Since our work with musicians and domain experts show that our machine learning models can generate transcriptions that are plausible within folk music traditions, it is clear that they have learned something relevant about identifiable and distinguishing characteristics from the training data. Special care needs to be taken, however. It is easy to fall into a trap of thinking human-like outputs from the machine reflect human-like learning or ability. Deeper examinations of our folk-rnn models reveal their knowledge about music to be very brittle. Nonetheless, we have found that these models can still be used as co-creative tools for music. In some cases, the brittleness of the knowledge of a model provides creative opportunities, which makes it a feature and not a bug. Indeed, our aims for building models of traditional music do not include generating a limitless number of cheap imitations. Instead, modeling folk music provides starting points to explore more interesting research questions.

One of these questions is the meaningful and effective evaluation of music AI and its involvement in music creation. While the field has progressed beyond simply listening to a few examples and confirming they sound reasonable, the evaluation of music-generating AI must include many dimensions, from the comparison of statistical summaries of populations, to relating the models to music as a practice. Good evaluation methods identify ways for making improvements. We believe an essential component of the success of our project has been deep and meaningful partnerships between the engineering and musical sides, eventually engaging musicians in the research process and not just with the final outcome. The expertise of musicians, working in the specific domains from which we collect data for training AI—however superficially—is invaluable in that regard.

As to the future of folk-rnn, there are several directions we are exploring. We continue to analyze the parameters of our models to understand how they are encoding information, and how we might adjust them in musically meaningful ways; e.g., adjusting the parameters such that the model constructs jigs of nine-measures length instead of the conventional eight. Another direction is building an “artificial critic” that can streamline the search for interesting material a model has or could generate. This can be seen as a problem of information retrieval, for either an existing collection of material, or a collection that could be created by a given model. In line with this are methods for comparing collections of materials, including detecting plagiarism. All of these can potentially be incorporated into training models in more musically meaningful ways than just reproducing sequences of tokens.

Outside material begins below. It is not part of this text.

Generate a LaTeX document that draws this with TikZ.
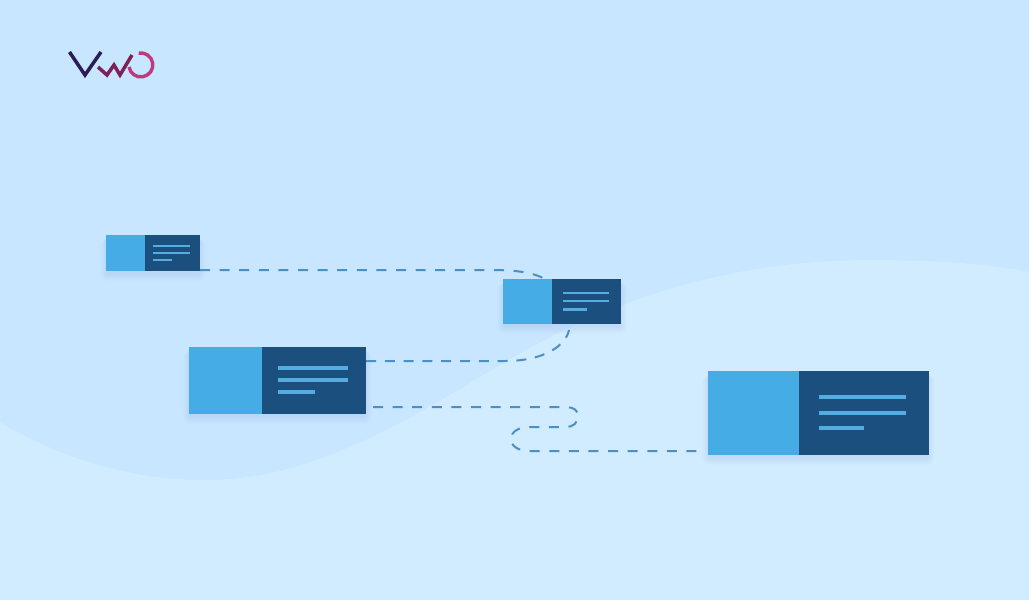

Another avenue for future research can develop the system to accommodate polyphonic practices, or non-Western music. Polyphony means concurrent but also semi-independent voices, where the musical-logic has both a horizontal component (that governs the construction of each line) and a vertical one (that governs the interdependence of those lines). These different dimensions do not need to have the same or even similar rules. A challenge in applying machine learning to non-Western folk music entails finding a representation that is meaningful within the context of that tradition. Any representation necessarily abstracts away some aspects of the music, just as ABC notation does for Irish and Scandinavian folk music. The music AI researcher needs to produce a representation that can encode important and relevant aspects of music they want to model, and at the same time be aware of the aspects they discard.